С отправкой долго не задерживались. Детей поднимали со сна и отправляли ночью. Начальство знало по опыту, что если отправиться в дорогу днем, то повторится душераздирающая картина уездных проводов. Если партию по каким-либо причинам не удавалось отправлять ночью или под утро, то детей провожал весь город. В воздухе стоял гул, душераздирающие вопли, казалось, от криков земля дрожала, и на расстоянии нескольких верст еще слышен был плач родных. Прощались навеки. Родители знали, что их дети как бы умерли для семьи и для самих себя, что не суждено им будет больше увидеть ни родных, ни родные места.
Помимо сопровождавшего всю партию партионного офицера, на каждые 5 мальчиков полагался один солдат-дядька. Конвойные имели строгий наказ зорко следить за вверенными им кантонистами, как если бы это были отъявленные каторжане. О способе препровождения еврейских малолетних рекрутов подробно указывалось в наставлении партионным офицерам от 1831 года, но регламент этот нарушался на каждом шагу. Так например, для малолетних полагались прогонные деньги для найма подвод — одна для каждых 12 человек, а для заболевших в пути — одна подвода для двоих. На самом же деле детей гнали пешком. Ходили ежедневно по 25—30 верст, а на третий — дневка. Пока партия двигалась по местечкам и городам черты оседлости, их размещали в казармах, где были воинские начальники, а там, где казарм не было, дневали и ночевали в тюрьме, но по еврейским домам не размещали. Когда миновали «черту», стоянки делали в деревнях и распределяли по крестьянским избам. Чем дальше на север, тем больше давал себя чувствовать холод, отогреться негде было, спали на земляных полах, руки и ноги коченели. Снять ранец мальчик не может, расстегнуть суконные пуговицы шинели он не в состоянии. На плач детей приставленные конвойные отвечали тумаками. Во все время похода в баню не водили, и паразиты заедали. От мучений, голода и побоев дети болели и умирали в большом количестве.
Гробокопателями были те же солдаты конвоя, приставленные к ним. Когда сразу умирало несколько мальчиков, они выкапывали одну яму-могилу и бросали в нее трупики. Если при бросании покойники не ложились в порядке, солдат спускался в яму и ногами притаптывал их, чтобы больше поместилось.
Так усеяли дети дорогу следования своими трупиками, пока не прибывали в город назначения, к зданию кантонистской школы.
Печальную славу получил поручик Меренцов, партионный офицер, сопровождавший по обыкновению партии в Казанскую кантонистскую школу.
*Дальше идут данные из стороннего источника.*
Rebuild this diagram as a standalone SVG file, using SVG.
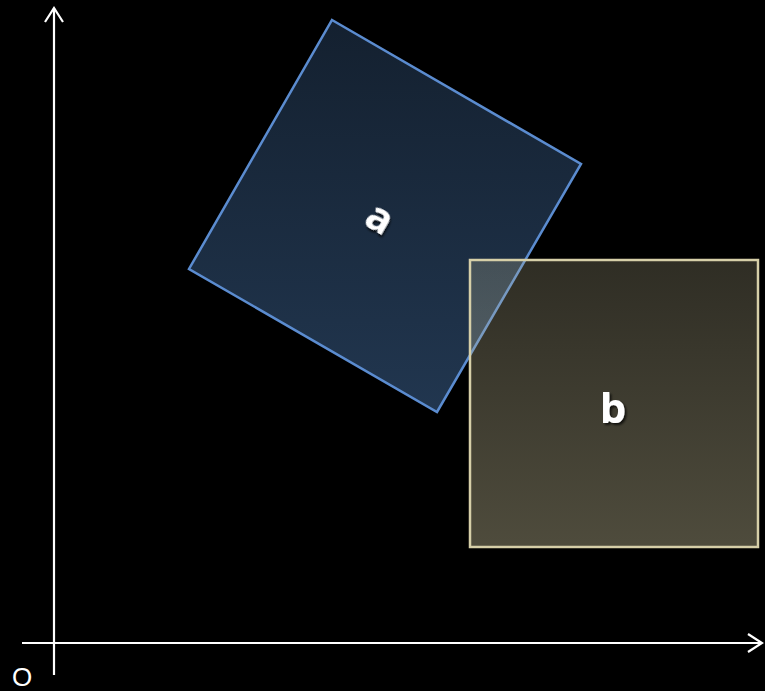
<svg xmlns="http://www.w3.org/2000/svg" width="765" height="691" viewBox="0 0 765 691">
<defs>
<linearGradient id="ga" gradientUnits="userSpaceOnUse" x1="0" y1="20" x2="0" y2="412">
<stop offset="0" stop-color="#4f81bd" stop-opacity="0.25"/>
<stop offset="1" stop-color="#4f81bd" stop-opacity="0.42"/>
</linearGradient>
<linearGradient id="gb" gradientUnits="userSpaceOnUse" x1="0" y1="260" x2="0" y2="547">
<stop offset="0" stop-color="#c4bd97" stop-opacity="0.24"/>
<stop offset="1" stop-color="#c4bd97" stop-opacity="0.40"/>
</linearGradient>
<filter id="shadow" x="-30%" y="-30%" width="160%" height="160%">
<feDropShadow dx="2" dy="2" stdDeviation="1" flood-color="#000000" flood-opacity="0.7"/>
</filter>
<marker id="arr" viewBox="0 0 20 20" refX="18" refY="10" markerWidth="20" markerHeight="20" markerUnits="userSpaceOnUse" orient="auto">
<path d="M4,1 L18,10 L4,19" fill="none" stroke="#ffffff" stroke-width="2.2"/>
</marker>
<style>
.lbl{font-family:"Open Sans","Liberation Sans",sans-serif;font-weight:bold;font-size:42px;fill:#ffffff;text-anchor:middle;filter:url(#shadow)}
.axis{stroke:#ffffff;stroke-width:2.2;fill:none}
</style>
</defs>
<rect width="765" height="691" fill="#000000"/>
<g id="connectors">
<line class="axis" x1="54" y1="675" x2="54" y2="8" marker-end="url(#arr)"/>
<line class="axis" x1="22" y1="643" x2="762" y2="643" marker-end="url(#arr)"/>
</g>
<g id="origin">
<text x="22" y="686" font-family="Liberation Sans, sans-serif" font-size="26" fill="#ffffff" text-anchor="middle">O</text>
</g>
<g id="a">
<polygon points="332,20 581,164 437,412 189,269" fill="url(#ga)" stroke="#5b8cd0" stroke-width="2.5" stroke-linejoin="miter"/>
<text class="lbl" transform="translate(380,218) rotate(30)" x="0" y="14">a</text>
</g>
<g id="b">
<rect x="470" y="260" width="288" height="287" fill="url(#gb)" stroke="#d6cfa8" stroke-width="2.5"/>
<text class="lbl" x="613" y="423">b</text>
</g>
</svg>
Родные знали, как плохо кормят детей в пути, а потому снабжали их деньгами на покупку съестного. Деньги мальчики зашивали в одежду для большей безопасности. Меренцов знал об этом и не брезгал присваивать эти деньги. Накануне выступления он обыкновенно собирал кантонистов и заявлял им:
— Завтра чуть свет — поход. У кого деньги зашиты — сейчас же достать и принести ко мне; я спрячу и в дороге буду выдавать по мере надобности. Кто этого не исполнит и я услышу жалобу на потерю или кражу денег — запорю. Марш за дело и помните, что розог везде много.
Но находились бойкие парнишки, которые не доверяли офицеру и высказывали это вслух.
— Ка-а-ак? Мне не доверять, когда начальство поручило мне вас, пархатых? Розог!
— За мои деньги мне не можно трогать; жалобвать-ся буду выше, — не сдавался мальчик, коверкая русский язык.